→ PROVIDED DATA

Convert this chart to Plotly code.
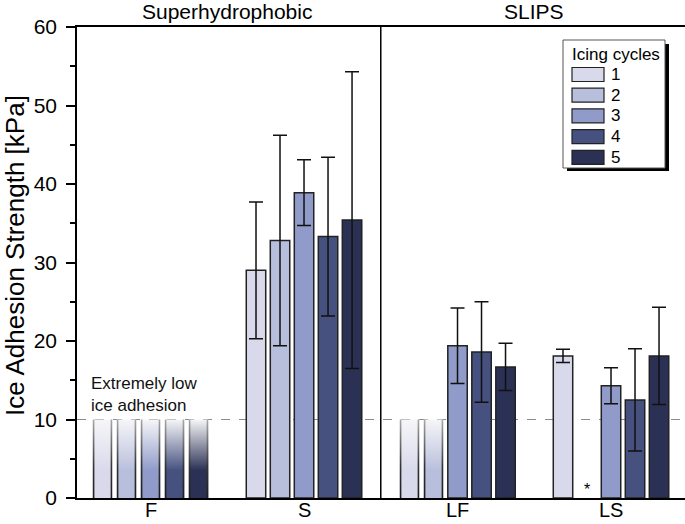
import plotly.graph_objects as go

# ---------------- data ----------------
categories = ["F", "S", "LF", "LS"]
cycles = ["1", "2", "3", "4", "5"]
# mean ice adhesion strength [kPa]; None = not a measured bar
cycle1 = [None, 29.0, None, 18.1]
cycle2 = [None, 32.8, None, None]
cycle3 = [None, 38.9, 19.4, 14.3]
cycle4 = [None, 33.3, 18.6, 12.5]
cycle5 = [None, 35.4, 16.7, 18.1]
# standard deviations
err1 = [None, 8.7, None, 0.85]
err2 = [None, 13.4, None, None]
err3 = [None, 4.2, 4.8, 2.3]
err4 = [None, 10.1, 6.4, 6.5]
err5 = [None, 18.9, 3.0, 6.2]
# samples below the "extremely low ice adhesion" limit (drawn as faded bars)
low_limit = 10
below1 = ["F", "LF"]
below2 = ["F", "LF"]
below3 = ["F"]
below4 = ["F"]
below5 = ["F"]
# missing sample marked with an asterisk
missing = ("LS", "2")
group_labels = ["Superhydrophobic", "SLIPS"]
yticks = [0, 10, 20, 30, 40, 50, 60]

values = [cycle1, cycle2, cycle3, cycle4, cycle5]
errors = [err1, err2, err3, err4, err5]
belows = [below1, below2, below3, below4, below5]

# ---------------- style ----------------
colors = ["#d8daeb", "#b8bfdc", "#909bc9", "#46517f", "#2b3154"]
FONT = "Liberation Sans, Arial, Helvetica, sans-serif"
W, H = 685, 524
L, R, T, B = 77, 0, 27, 26
bargap = 0.218
bargroupgap = 0.19
n = len(cycles)
step = (1 - bargap) / n
bw = step * (1 - bargroupgap)
xpos = {c: i for i, c in enumerate(categories)}


def px_x(px):
    return (px - L) / (W - L - R)


def px_y(py):
    return (H - B - py) / (H - T - B)


fig = go.Figure()

# measured bars
for i in range(n):
    fig.add_trace(go.Bar(
        x=list(range(len(categories))), y=values[i], name=cycles[i],
        marker=dict(color=colors[i], line=dict(color="#222222", width=1.5)),
        error_y=dict(type="data", array=errors[i], color="#111111",
                     thickness=1.5, width=7),
        showlegend=False,
    ))

# faded bars for samples below the limit
edge_w = 1.6 / 153.5
ex, ey = [], []
for i in range(n):
    xs, ys = [], []
    for cat in belows[i]:
        c = xpos[cat] + (i - (n - 1) / 2) * step
        x0, x1 = c - bw / 2, c + bw / 2
        xs += [x0, x1, x1, x0, x0, None]
        ys += [0, 0, low_limit, low_limit, 0, None]
        for a, b in ((x0, x0 + edge_w), (x1 - edge_w, x1)):
            ex += [a, b, b, a, a, None]
            ey += [0, 0, low_limit, low_limit, 0, None]
    fig.add_trace(go.Scatter(
        x=xs, y=ys, mode="lines", line=dict(width=0), fill="toself",
        fillgradient=dict(type="vertical",
                          colorscale=[[0, colors[i]], [0.35, colors[i]], [1, "#f6f6f8"]],
                          start=0, stop=low_limit),
        showlegend=False, hoverinfo="skip",
    ))
fig.add_trace(go.Scatter(
    x=ex, y=ey, mode="lines", line=dict(width=0), fill="toself",
    fillgradient=dict(type="vertical",
                      colorscale=[[0, "#1e1e1e"], [0.4, "#333333"], [1, "#a8a8a8"]],
                      start=0, stop=low_limit),
    showlegend=False, hoverinfo="skip",
))

# asterisk for the missing sample
mc = xpos[missing[0]] + (cycles.index(missing[1]) - (n - 1) / 2) * step
fig.add_annotation(x=mc, y=0, text="*", showarrow=False, yanchor="bottom",
                   yshift=-2, font=dict(size=16, color="black", family=FONT))

# dashed limit line and group divider
fig.add_shape(type="line", xref="paper", x0=0, x1=1, y0=low_limit, y1=low_limit,
              line=dict(color="#8c8c8c", width=1.2, dash="dash"), layer="below")
fig.add_shape(type="line", x0=1.5, x1=1.5, yref="paper", y0=0, y1=1,
              line=dict(color="black", width=1.5))

# group labels
for gx, lab in zip([0.5, 2.5], group_labels):
    fig.add_annotation(x=gx, y=1, yref="paper", text=lab, showarrow=False,
                       yanchor="bottom", yshift=2,
                       font=dict(size=21, color="black", family=FONT))

# category labels under the axis
for i, cat in enumerate(categories):
    fig.add_annotation(x=i, y=0, yref="paper", text=cat, showarrow=False,
                       yanchor="top", yshift=1,
                       font=dict(size=20, color="black", family=FONT))

# y-axis title
fig.add_annotation(xref="paper", yref="paper", x=px_x(15), y=px_y(256),
                   text="Ice Adhesion Strength [kPa]", textangle=-90, showarrow=False,
                   xanchor="center", yanchor="middle",
                   font=dict(size=26, color="black", family=FONT))

fig.add_annotation(x=px_x(89), xref="paper", y=low_limit, text="Extremely low<br>ice adhesion",
                   showarrow=False, xanchor="left", yanchor="bottom", align="left", yshift=3,
                   font=dict(size=17, color="#111111", family=FONT))

# manual legend
lx0, lx1, ly0, ly1 = 563, 665, 40, 168
fig.add_shape(type="rect", xref="paper", yref="paper",
              x0=px_x(lx0 + 4), x1=px_x(lx1 + 4), y0=px_y(ly1 + 3), y1=px_y(ly0 + 4),
              fillcolor="black", line=dict(width=0))
fig.add_shape(type="rect", xref="paper", yref="paper",
              x0=px_x(lx0), x1=px_x(lx1), y0=px_y(ly1), y1=px_y(ly0),
              fillcolor="white", line=dict(color="#555555", width=1))
fig.add_annotation(xref="paper", yref="paper", x=px_x(570), y=px_y(55), text="Icing cycles",
                   showarrow=False, xanchor="left", yanchor="middle",
                   font=dict(size=17, color="black", family=FONT))
for i in range(n):
    cy = 74.5 + i * 20.7
    fig.add_shape(type="rect", xref="paper", yref="paper",
                  x0=px_x(572), x1=px_x(604), y0=px_y(cy + 7), y1=px_y(cy - 7),
                  fillcolor=colors[i], line=dict(color="#222222", width=1.2))
    fig.add_annotation(xref="paper", yref="paper", x=px_x(609), y=px_y(cy), text=cycles[i],
                       showarrow=False, xanchor="left", yanchor="middle",
                       font=dict(size=17, color="black", family=FONT))

fig.update_layout(
    width=W, height=H, margin=dict(l=L, r=R, t=T, b=B, autoexpand=False),
    paper_bgcolor="white", plot_bgcolor="white",
    barmode="group", bargap=bargap, bargroupgap=bargroupgap,
    font=dict(family=FONT, color="black"),
    showlegend=False,
    xaxis=dict(range=[-0.479, 3.482], tickvals=list(range(len(categories))),
               showticklabels=False, automargin=False,
               showline=True, linecolor="black", linewidth=1.5,
               mirror=True, ticks="", showgrid=False, zeroline=False),
    yaxis=dict(range=[0, 60], tickvals=yticks, ticks="outside", ticklen=9, tickwidth=1.5,
               tickcolor="black", showline=True, linecolor="black", linewidth=1.5,
               showgrid=False, zeroline=False, automargin=False, ticklabelstandoff=5,
               minor=dict(dtick=5, ticks="outside", ticklen=5, tickwidth=1.5, tickcolor="black"),
               tickfont=dict(size=21, family=FONT, color="black")),
)

# remove the browser's default page margin so the figure starts at the window corner
fig.write_html("out.html", config={"displayModeBar": False},
               post_script="document.body.style.margin='0';document.body.style.overflow='hidden';")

→ YOUR GOAL
Transcribe the material exactly, leaving every picture out.

→ TASK ANSWER
Convert this chart to Plotly code.
import plotly.graph_objects as go

# ---------------- data ----------------
categories = ["F", "S", "LF", "LS"]
cycles = ["1", "2", "3", "4", "5"]
# mean ice adhesion strength [kPa]; None = not a measured bar
cycle1 = [None, 29.0, None, 18.1]
cycle2 = [None, 32.8, None, None]
cycle3 = [None, 38.9, 19.4, 14.3]
cycle4 = [None, 33.3, 18.6, 12.5]
cycle5 = [None, 35.4, 16.7, 18.1]
# standard deviations
err1 = [None, 8.7, None, 0.85]
err2 = [None, 13.4, None, None]
err3 = [None, 4.2, 4.8, 2.3]
err4 = [None, 10.1, 6.4, 6.5]
err5 = [None, 18.9, 3.0, 6.2]
# samples below the "extremely low ice adhesion" limit (drawn as faded bars)
low_limit = 10
below1 = ["F", "LF"]
below2 = ["F", "LF"]
below3 = ["F"]
below4 = ["F"]
below5 = ["F"]
# missing sample marked with an asterisk
missing = ("LS", "2")
group_labels = ["Superhydrophobic", "SLIPS"]
yticks = [0, 10, 20, 30, 40, 50, 60]

values = [cycle1, cycle2, cycle3, cycle4, cycle5]
errors = [err1, err2, err3, err4, err5]
belows = [below1, below2, below3, below4, below5]

# ---------------- style ----------------
colors = ["#d8daeb", "#b8bfdc", "#909bc9", "#46517f", "#2b3154"]
FONT = "Liberation Sans, Arial, Helvetica, sans-serif"
W, H = 685, 524
L, R, T, B = 77, 0, 27, 26
bargap = 0.218
bargroupgap = 0.19
n = len(cycles)
step = (1 - bargap) / n
bw = step * (1 - bargroupgap)
xpos = {c: i for i, c in enumerate(categories)}


def px_x(px):
    return (px - L) / (W - L - R)


def px_y(py):
    return (H - B - py) / (H - T - B)


fig = go.Figure()

# measured bars
for i in range(n):
    fig.add_trace(go.Bar(
        x=list(range(len(categories))), y=values[i], name=cycles[i],
        marker=dict(color=colors[i], line=dict(color="#222222", width=1.5)),
        error_y=dict(type="data", array=errors[i], color="#111111",
                     thickness=1.5, width=7),
        showlegend=False,
    ))

# faded bars for samples below the limit
edge_w = 1.6 / 153.5
ex, ey = [], []
for i in range(n):
    xs, ys = [], []
    for cat in belows[i]:
        c = xpos[cat] + (i - (n - 1) / 2) * step
        x0, x1 = c - bw / 2, c + bw / 2
        xs += [x0, x1, x1, x0, x0, None]
        ys += [0, 0, low_limit, low_limit, 0, None]
        for a, b in ((x0, x0 + edge_w), (x1 - edge_w, x1)):
            ex += [a, b, b, a, a, None]
            ey += [0, 0, low_limit, low_limit, 0, None]
    fig.add_trace(go.Scatter(
        x=xs, y=ys, mode="lines", line=dict(width=0), fill="toself",
        fillgradient=dict(type="vertical",
                          colorscale=[[0, colors[i]], [0.35, colors[i]], [1, "#f6f6f8"]],
                          start=0, stop=low_limit),
        showlegend=False, hoverinfo="skip",
    ))
fig.add_trace(go.Scatter(
    x=ex, y=ey, mode="lines", line=dict(width=0), fill="toself",
    fillgradient=dict(type="vertical",
                      colorscale=[[0, "#1e1e1e"], [0.4, "#333333"], [1, "#a8a8a8"]],
                      start=0, stop=low_limit),
    showlegend=False, hoverinfo="skip",
))

# asterisk for the missing sample
mc = xpos[missing[0]] + (cycles.index(missing[1]) - (n - 1) / 2) * step
fig.add_annotation(x=mc, y=0, text="*", showarrow=False, yanchor="bottom",
                   yshift=-2, font=dict(size=16, color="black", family=FONT))

# dashed limit line and group divider
fig.add_shape(type="line", xref="paper", x0=0, x1=1, y0=low_limit, y1=low_limit,
              line=dict(color="#8c8c8c", width=1.2, dash="dash"), layer="below")
fig.add_shape(type="line", x0=1.5, x1=1.5, yref="paper", y0=0, y1=1,
              line=dict(color="black", width=1.5))

# group labels
for gx, lab in zip([0.5, 2.5], group_labels):
    fig.add_annotation(x=gx, y=1, yref="paper", text=lab, showarrow=False,
                       yanchor="bottom", yshift=2,
                       font=dict(size=21, color="black", family=FONT))

# category labels under the axis
for i, cat in enumerate(categories):
    fig.add_annotation(x=i, y=0, yref="paper", text=cat, showarrow=False,
                       yanchor="top", yshift=1,
                       font=dict(size=20, color="black", family=FONT))

# y-axis title
fig.add_annotation(xref="paper", yref="paper", x=px_x(15), y=px_y(256),
                   text="Ice Adhesion Strength [kPa]", textangle=-90, showarrow=False,
                   xanchor="center", yanchor="middle",
                   font=dict(size=26, color="black", family=FONT))

fig.add_annotation(x=px_x(89), xref="paper", y=low_limit, text="Extremely low<br>ice adhesion",
                   showarrow=False, xanchor="left", yanchor="bottom", align="left", yshift=3,
                   font=dict(size=17, color="#111111", family=FONT))

# manual legend
lx0, lx1, ly0, ly1 = 563, 665, 40, 168
fig.add_shape(type="rect", xref="paper", yref="paper",
              x0=px_x(lx0 + 4), x1=px_x(lx1 + 4), y0=px_y(ly1 + 3), y1=px_y(ly0 + 4),
              fillcolor="black", line=dict(width=0))
fig.add_shape(type="rect", xref="paper", yref="paper",
              x0=px_x(lx0), x1=px_x(lx1), y0=px_y(ly1), y1=px_y(ly0),
              fillcolor="white", line=dict(color="#555555", width=1))
fig.add_annotation(xref="paper", yref="paper", x=px_x(570), y=px_y(55), text="Icing cycles",
                   showarrow=False, xanchor="left", yanchor="middle",
                   font=dict(size=17, color="black", family=FONT))
for i in range(n):
    cy = 74.5 + i * 20.7
    fig.add_shape(type="rect", xref="paper", yref="paper",
                  x0=px_x(572), x1=px_x(604), y0=px_y(cy + 7), y1=px_y(cy - 7),
                  fillcolor=colors[i], line=dict(color="#222222", width=1.2))
    fig.add_annotation(xref="paper", yref="paper", x=px_x(609), y=px_y(cy), text=cycles[i],
                       showarrow=False, xanchor="left", yanchor="middle",
                       font=dict(size=17, color="black", family=FONT))

fig.update_layout(
    width=W, height=H, margin=dict(l=L, r=R, t=T, b=B, autoexpand=False),
    paper_bgcolor="white", plot_bgcolor="white",
    barmode="group", bargap=bargap, bargroupgap=bargroupgap,
    font=dict(family=FONT, color="black"),
    showlegend=False,
    xaxis=dict(range=[-0.479, 3.482], tickvals=list(range(len(categories))),
               showticklabels=False, automargin=False,
               showline=True, linecolor="black", linewidth=1.5,
               mirror=True, ticks="", showgrid=False, zeroline=False),
    yaxis=dict(range=[0, 60], tickvals=yticks, ticks="outside", ticklen=9, tickwidth=1.5,
               tickcolor="black", showline=True, linecolor="black", linewidth=1.5,
               showgrid=False, zeroline=False, automargin=False, ticklabelstandoff=5,
               minor=dict(dtick=5, ticks="outside", ticklen=5, tickwidth=1.5, tickcolor="black"),
               tickfont=dict(size=21, family=FONT, color="black")),
)

# remove the browser's default page margin so the figure starts at the window corner
fig.write_html("out.html", config={"displayModeBar": False},
               post_script="document.body.style.margin='0';document.body.style.overflow='hidden';")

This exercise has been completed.